Asking "What could I do?" can shift you toward more creative, insightful solutions for your toughest ethical dilemmas.
Heinz's wife is very ill. In fact, she has only days to live. A new medication exists that could likely save her life. But Heinz can't afford it. So he has a terrible choice to make: He can allow his wife to die, or he can attempt to steal the medication. What should he do?
Before you answer, it is important to know that Heinz is not a real person. Neither is his wife. The couple, the illness, and the medication are part of a fictional scenario called the Heinz Dilemma created by the psychologist Lawrence Kohlberg.
The Heinz Dilemma and scenarios like it are designed to help us investigate the choices we make when two powerful values clash with one another. On the one hand, Heinz has a duty to care for and protect his wife; on the other, he knows it is wrong to steal. By putting these values in competition, we can think more clearly about which is more important to us and why.
Creativity and Moral Insight
They may make for fascinating discussion, but do these scenarios really help us think well about ethical decisions in the real world? According to a new study, they leave out one crucial aspect of ethical decision-making: creativity.
Harvard researchers Ting Zhang, Francesca Gino, and Joshua Margolis were convinced that creative thinking could help solve ethical dilemmas. Instead of leading us to choose between two competing options, it could help generate better, outside-the-box solutions. For example, in Heinz's case, instead of choosing to let his wife die or choosing to steal the medication, he could contact the local media to write a story. Or he could set up a charity for his wife—or ask for help from friends and family using social media.
These solutions are based on what Zhang and her colleagues call "moral insight." They move beyond the most obvious solutions to the problem. Most importantly, they manage to honor both of the moral principles at stake: Heinz is able to obey the law and save his wife's life.
The Power of "Could"
Zhang and her colleagues found that they could trigger moral insight with a simple word: could. They presented study participants to a scenario like the Heinz dilemma. They asked some participants to contemplate “What should I do?” while they asked others to consider “What could I do?” Then they asked individuals in both groups to decide what they would do if faced with the dilemma.
The results of this simple tweak were striking: Those who asked themselves “What could I do?” engaged in more creative thinking, they considered more possible solutions to the problem, and ultimately they were more likely to reach a solution based on “moral insight,” meaning their solutions did not sacrifice one moral principle for the other.
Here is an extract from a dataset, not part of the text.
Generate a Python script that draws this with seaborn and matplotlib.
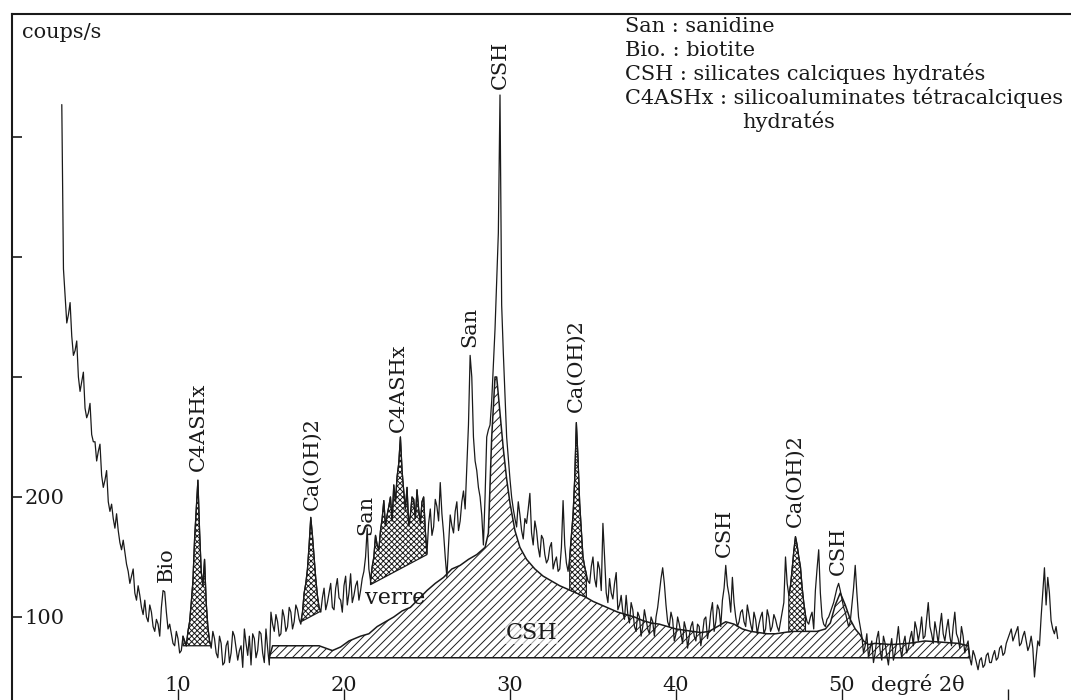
import numpy as np
import pandas as pd
import matplotlib
matplotlib.use("Agg")
import matplotlib.pyplot as plt
import seaborn as sns

sns.set_theme(style="white")
plt.rcParams['font.family'] = ['DejaVu Serif', 'DejaVu Sans']
plt.rcParams['hatch.linewidth'] = 0.7
plt.rcParams['hatch.color'] = '#1a1a1a'

# ---------------- data ----------------
scan_start, scan_stop, scan_step = 3.0, 63.0, 0.1   # degrees 2-theta

counts = [
    527, 390, 368, 345, 352, 362, 334, 318, 322, 330, 300, 288, 296, 304, 274, 266, 270, 278, 252, 246,   # 3.0-4.9
    246, 230, 238, 244, 218, 208, 214, 222, 196, 188, 194, 182, 174, 186, 172, 162, 156, 164, 154, 144,   # 5.0-6.9
    138, 128, 134, 140, 120, 114, 126, 118, 108, 102, 114, 100, 96, 110, 104, 92, 88, 98, 94, 84,         # 7.0-8.9
    108, 122, 121, 104, 90, 94, 86, 78, 76, 88, 82, 70, 72, 84, 80, 76, 88, 96, 112, 130,                 # 9.0-10.9
    165, 190, 214, 172, 138, 126, 148, 112, 92, 80, 74, 88, 82, 70, 66, 84, 78, 60, 62, 76,               # 11.0-12.9
    80, 62, 70, 88, 84, 74, 64, 72, 76, 58, 90, 78, 68, 84, 60, 86, 82, 66, 72, 88,                       # 13.0-14.9
    86, 70, 62, 90, 74, 60, 104, 94, 88, 102, 96, 84, 86, 106, 100, 88, 92, 108, 104, 90,                 # 15.0-16.9
    96, 110, 106, 98, 94, 104, 120, 128, 140, 160, 183, 168, 150, 132, 118, 108, 104, 116, 124, 106,      # 17.0-18.9
    112, 120, 128, 108, 106, 124, 132, 116, 114, 104, 126, 134, 110, 120, 136, 112, 118, 126, 130, 114,   # 19.0-20.9
    122, 132, 138, 150, 174, 140, 130, 142, 150, 168, 160, 156, 172, 182, 197, 176, 185, 192, 200, 180,   # 21.0-22.9
    210, 196, 217, 228, 250, 222, 205, 190, 208, 176, 185, 200, 198, 182, 206, 190, 178, 196, 200, 172,   # 23.0-24.9
    153, 178, 190, 168, 175, 198, 192, 180, 212, 186, 170, 150, 133, 160, 185, 176, 170, 188, 196, 172,   # 25.0-26.9
    180, 196, 205, 190, 225, 260, 318, 300, 250, 230, 222, 208, 200, 185, 160, 200, 250, 256, 260, 280,   # 27.0-28.9
    310, 340, 380, 420, 535, 360, 320, 285, 250, 232, 215, 200, 190, 182, 175, 196, 185, 172, 165, 182,   # 29.0-30.9
    178, 190, 203, 170, 160, 180, 172, 158, 150, 168, 165, 152, 145, 148, 158, 162, 140, 146, 150, 138,   # 31.0-32.9
    140, 158, 197, 160, 145, 138, 150, 168, 185, 215, 262, 232, 195, 172, 150, 142, 136, 130, 128, 142,   # 33.0-34.9
    150, 132, 125, 146, 140, 122, 178, 150, 120, 112, 132, 120, 115, 128, 137, 106, 110, 118, 104, 98,    # 35.0-36.9
    118, 102, 95, 112, 106, 92, 88, 104, 100, 84, 92, 106, 98, 90, 86, 100, 96, 84, 100, 108,             # 37.0-38.9
    120, 132, 141, 128, 110, 96, 92, 104, 98, 80, 86, 100, 94, 86, 78, 96, 90, 74, 84, 92,                # 39.0-40.9
    96, 84, 80, 94, 92, 76, 86, 98, 100, 82, 90, 104, 112, 88, 96, 110, 106, 92, 114, 124,                # 41.0-42.9
    143, 126, 118, 104, 133, 112, 100, 92, 96, 104, 106, 96, 92, 110, 102, 94, 88, 104, 98, 86,           # 43.0-44.9
    94, 100, 104, 86, 90, 106, 100, 88, 92, 102, 98, 92, 88, 96, 104, 112, 150, 128, 118, 126,            # 45.0-46.9
    140, 155, 167, 160, 150, 142, 125, 112, 102, 96, 94, 100, 104, 90, 122, 140, 156, 120, 100, 94,       # 47.0-48.9
    92, 98, 100, 104, 108, 112, 118, 124, 128, 122, 115, 108, 104, 98, 92, 96, 110, 124, 143, 120,        # 49.0-50.9
    100, 92, 84, 70, 76, 86, 66, 74, 80, 62, 70, 82, 88, 72, 64, 84, 78, 68, 60, 74,                      # 51.0-52.9
    82, 64, 70, 80, 92, 76, 66, 78, 84, 70, 74, 82, 88, 76, 96, 90, 80, 88, 100, 82,                      # 53.0-54.9
    84, 98, 112, 92, 86, 78, 96, 88, 78, 92, 103, 86, 80, 90, 98, 84, 76, 92, 104, 86,                    # 55.0-56.9
    82, 74, 92, 84, 70, 76, 80, 66, 60, 72, 68, 62, 56, 64, 66, 58, 60, 68, 70, 62,                       # 57.0-58.9
    62, 68, 72, 64, 66, 74, 76, 68, 70, 78, 82, 86, 90, 80, 84, 88, 92, 76, 78, 84,                       # 59.0-60.9
    88, 80, 72, 76, 84, 74, 50, 66, 80, 76, 100, 120, 141, 110, 133, 120, 97, 90, 86, 92,                 # 61.0-62.9
    82,                                                                                                   # 63.0
]

# broad CSH hump (hatched)
csh_theta = [15.5, 15.7, 18.5, 19.3, 19.8, 20.3, 21.0, 21.5, 22.0, 22.5,
             23.0, 23.5, 24.0, 24.5, 25.0, 25.5, 26.0, 26.5, 27.0, 27.5,
             28.0, 28.5, 28.7, 28.9, 29.1, 29.2, 29.4, 29.6, 29.8, 30.0,
             30.3, 30.6, 31.0, 31.5, 32.0, 32.5, 33.0, 33.5, 34.0, 34.5,
             35.0, 35.5, 36.0, 36.5, 37.0, 37.5, 38.0, 38.5, 39.0, 39.5,
             40.0, 40.5, 41.0, 41.5, 42.0, 42.5, 43.0, 43.5, 44.0, 44.5,
             45.0, 45.5, 46.0, 46.5, 47.0, 47.5, 48.0, 48.5, 49.0, 49.3,
             49.6, 49.9, 50.2, 50.5, 50.8, 51.1, 51.3, 51.6, 52.0, 53.0,
             54.0, 55.0, 56.0, 57.0, 57.6, 57.7]
csh_top = [66, 76, 76, 72, 75, 80, 84, 86, 92, 96,
           100, 105, 108, 115, 122, 128, 133, 140, 143, 148,
           152, 158, 170, 250, 300, 300, 270, 240, 215, 195,
           172, 158, 148, 140, 134, 130, 126, 123, 120, 117,
           113, 110, 107, 104, 102, 100, 97, 95, 94, 92,
           90, 89, 88, 87, 88, 92, 96, 94, 90, 88,
           87, 86, 86, 87, 88, 88, 88, 88, 90, 95,
           110, 120, 110, 98, 90, 85, 80, 77, 78, 77,
           78, 80, 79, 78, 76, 66]
csh_base = 66

# straight lower limit of the amorphous "verre" band
verre_theta = [17.4, 25.0]
verre_counts = [96, 152]

# crystalline peak areas (2-theta ranges)
c4ashx_11_range = (10.3, 12.0)
c4ashx_11_base = 76
caoh_18_range = (17.4, 18.6)
c4ashx_23_range = (21.6, 25.0)
caoh_34_range = (33.6, 34.6)
caoh_47_range = (46.8, 47.8)

# peak labels: text, 2-theta, counts at label foot
peak_labels = ["Bio", "C4ASHx", "Ca(OH)2", "San", "C4ASHx", "San", "CSH",
               "Ca(OH)2", "CSH", "Ca(OH)2", "CSH"]
peak_theta = [9.3, 11.2, 18.1, 21.3, 23.3, 27.6, 29.4, 34.0, 42.9, 47.2, 49.8]
peak_counts = [129, 222, 189, 168, 254, 325, 540, 271, 150, 175, 135]

legend_lines = ["San : sanidine", "Bio. : biotite",
                "CSH : silicates calciques hydratés",
                "C4ASHx : silicoaluminates tétracalciques"]

x_ticks = [10, 20, 30, 40, 50, 60]
x_ticklabels = ["10", "20", "30", "40", "50", ""]
y_ticks = [100, 200, 300, 400, 500]
y_ticklabels = ["100", "200", "", "", ""]

# ---------------- build ----------------
theta = np.round(np.arange(scan_start, scan_stop + scan_step / 2, scan_step), 1)
counts = np.array(counts, dtype=float)
assert len(theta) == len(counts)
assert len(csh_theta) == len(csh_top)
df = pd.DataFrame({"theta": theta, "counts": counts})

W, H = 1071, 700
fig = plt.figure(figsize=(W / 100, H / 100), dpi=100)
ax = fig.add_axes([12 / W, 0.0, 1 - 12 / W, 1 - 14 / H])
ax.set_facecolor("white")

ink = "#1a1a1a"

# CSH hump
ax.fill_between(csh_theta, csh_base, csh_top, facecolor="white", edgecolor=ink,
                hatch="////", linewidth=1.1, zorder=2)

csh_top_on_grid = np.interp(theta, csh_theta, csh_top)
verre_on_grid = np.interp(theta, verre_theta, verre_counts)


def peak_area(rng, base, hatch):
    m = (theta >= rng[0] - 1e-9) & (theta <= rng[1] + 1e-9)
    b = base[m] if np.ndim(base) else np.full(m.sum(), base)
    ax.fill_between(theta[m], b, np.maximum(counts[m], b), facecolor="white",
                    edgecolor=ink, hatch=hatch, linewidth=0.9, zorder=3)


peak_area(c4ashx_11_range, c4ashx_11_base, "xxxxxx")
peak_area(caoh_18_range, verre_on_grid, "xxxxxx")
peak_area(c4ashx_23_range, verre_on_grid, "xxxxxx")
peak_area(caoh_34_range, csh_top_on_grid, "xxxxxx")
peak_area(caoh_47_range, csh_top_on_grid, "xxxxxx")

sns.lineplot(data=df, x="theta", y="counts", ax=ax, color=ink, linewidth=0.9,
             zorder=4, sort=False)

for s, t, c in zip(peak_labels, peak_theta, peak_counts):
    ax.text(t, c, s, rotation=90, ha="center", va="bottom", fontsize=15,
            color=ink, zorder=5)

ax.text(23.1, 116, "verre", ha="center", va="center", fontsize=16, color=ink,
        zorder=5)
ax.text(31.3, 87, "CSH", ha="center", va="center", fontsize=16, color=ink,
        zorder=5, bbox=dict(facecolor="white", edgecolor="none", pad=0.5, alpha=0.6))

ax.set_xlim(0, 63.8)
ax.set_ylim(30.8, 602.5)
ax.set_xticks(x_ticks)
ax.set_xticklabels(x_ticklabels)
ax.set_yticks(y_ticks)
ax.set_yticklabels(y_ticklabels)
ax.tick_params(axis="x", direction="in", length=8, width=1, pad=-17,
               labelsize=15, colors=ink, bottom=True)
ax.tick_params(axis="y", direction="in", length=7, width=1.2, pad=-38,
               labelsize=15, colors=ink, left=True)
ax.set_xlabel("degré 2θ", fontsize=15, color=ink)
ax.xaxis.set_label_coords(0.855, 0.038)
ax.set_ylabel("")

for side in ["right", "bottom"]:
    ax.spines[side].set_visible(False)
for side in ["top", "left"]:
    ax.spines[side].set_visible(True)
    ax.spines[side].set_color(ink)
    ax.spines[side].set_linewidth(1.5)
ax.grid(False)

fig.text(22 / W, 1 - 33 / H, "coups/s", fontsize=15, va="center", ha="left",
         color=ink)
legend_y = [26, 50, 74, 98]
for s, yy in zip(legend_lines, legend_y):
    fig.text(625 / W, 1 - yy / H, s, fontsize=15, va="center", ha="left", color=ink)
fig.text(742 / W, 1 - 122 / H, "hydratés", fontsize=15, va="center", ha="left",
         color=ink)

fig.savefig("out.png", dpi=100, facecolor="white")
In further studies, Zhang and her colleagues tested various ways of coaching or incentivizing a person to ask “What could I do?” when first encountering an ethical dilemma. Over and over, they confirmed their original findings. The "could mindset" these participants developed made them more creative and more likely to come up with an insightful solution to a moral problem. The solutions of those who asked "What could I do?" were even higher in overall quality than the solutions of the other group.
Put it in Practice
Here’s how to harness the power of a “could mindset” to generate creative thinking and moral insight.
Start by asking, "What could I do?"
When we encounter an ethical dilemma, we sometimes begin by asking ourselves "What should I do?" without first taking the time to ask "What could I do?" When we adopt a “should mindset,” we have a tendency to think narrowly. We feel threatened, and we become anxious and eager to avoid a negative outcome. This can cause us to ignore outside-the-box solutions. By starting with “What could I do?” you will be better able to answer the question “What should I do?” because the best, most insightful options will be on the table.
Use “could” to nudge others toward moral insight.
Zhang and her colleagues found that asking “What could we do?” in a group setting had the same positive effects as when an individual asked it on his or her own. At your next meeting, you can inject more creative thinking and moral insight into your team by using “could” to reframe the conversation.
Reward creative solutions to ethical problems.
“Creative” is sometimes another word for “unethical”—for example, in the phrase, “creative accounting.” So Zhang and her colleagues wanted to make sure that creative thinking would not lead participants astray by allowing them to justify unethical behavior. They asked an independent group to rate the solutions of those who asked “What could I do?” The third party reported that the solutions were just as ethical as those of the group who asked “What should I do?”
In fact, Zhang and her colleagues argue that we often fail to value and reward creative solutions to ethical problems. We wrongly think that an ethical solution has to involve sacrificing one moral principle for another. We fail to recognize that the best solution of all may not involve a trade-off between the values that are important to us.
Remember that creativity is an important—and often overlooked—tool for sparking moral insight. And we can access it quickly and easily just by using the word “could.”